Hi. When I look at your Nielsen data in the past four weeks, it's in positive territory, and it gets better and better. You have provided slides just on the base sales and obviously that looks better too. But can I look at this past four-week number and assume that this is the new normal, that from an overall perspective, that you can stay positive here? I think your multiple would benefit greatly if we got comfort that this is not just a one-month kind of trend, but kind of like where you are at.

Sean Connolly

Analyst

Well, clearly, it's moving in the right direction and every month is going to be different. It depends upon -- we still do have a lot of trade spend. We still do have a lot of merchandising. So, it depends upon where our activities line up vis a vis our competitive activities. But, it's moving in the right direction. One thing that I probably should mention, as we are getting to the end of the call is some people may think that hurricanes played a big role in our P&L in the quarter. That's actually not the case. The hurricanes are really more of a Q2 concept but -- and it will impact certain brands in the week before a hurricane, and what we call the preparation stage.

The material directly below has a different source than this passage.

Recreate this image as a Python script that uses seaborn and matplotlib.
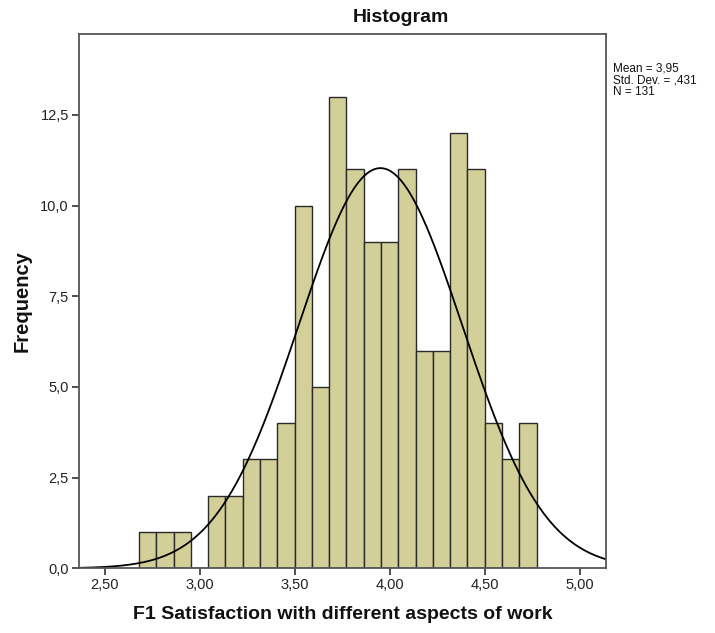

But net/net impact on our portfolio is not that significant because, if you think about it, you might build up in the preparation phase but then you've got -- you've got, perhaps pantry inventory that's got to burn down. Furthermore, to the degree you ever have extended power outages and things like that, as you might imagine, that's not exactly helpful to frozen and refrigerated businesses. So, you have these puts and takes, is, I think, my overall point. And there might be weekly volatility in there, but in our experience, it's not a significant net impact, really not an impact at all to speak of in Q1. And we'll see how Q2 plays out.

Robert Moskow

Analyst

Just in general then, should we expect, because of that trade spend, that the reported retail sales trends are a little bit stronger than your -- than your internal kind of net sales reporting because of that slotting kind of difference?

Sean Connolly

Analyst

Not really, Rob. We historically tracked -- We don't have a lot of seasonal businesses, we don’t have a lot of early shipments. Our consumption, on average, tracks pretty close to our shipments. So, there's a little bit of volatility in there. But, I think the big point you’re making which I would agree with is we are seeing our plan work. And it's not surprising to me that we had this same situation when I was at Sara Lee and Hillshire and saw similar types of traction. We are beginning to see it here. Obviously, we’ve got a larger portfolio here, so we’ve got more work to do in terms of touching different brands, and that takes time. This is not an overnight exercise, but there's just tremendous encouragement, I think, here on the team in terms of the traction that we're seeing.

Operator

Operator

And ladies and gentlemen, this will conclude our question-and-answer session. I would like to hand the conference back over to Brian Kearney for his closing remarks.

Brian Kearney

Analyst

Thank you. As a reminder, this conference has been recorded and will be archived on the web as detailed in our release. As always, Investor Relations is available for discussion. Thank you for your interest in ConAgra Brands.

Operator

Operator

Ladies and gentlemen, the conference has now concluded. Thank you for attending today’s presentation. At this time, you may disconnect your line.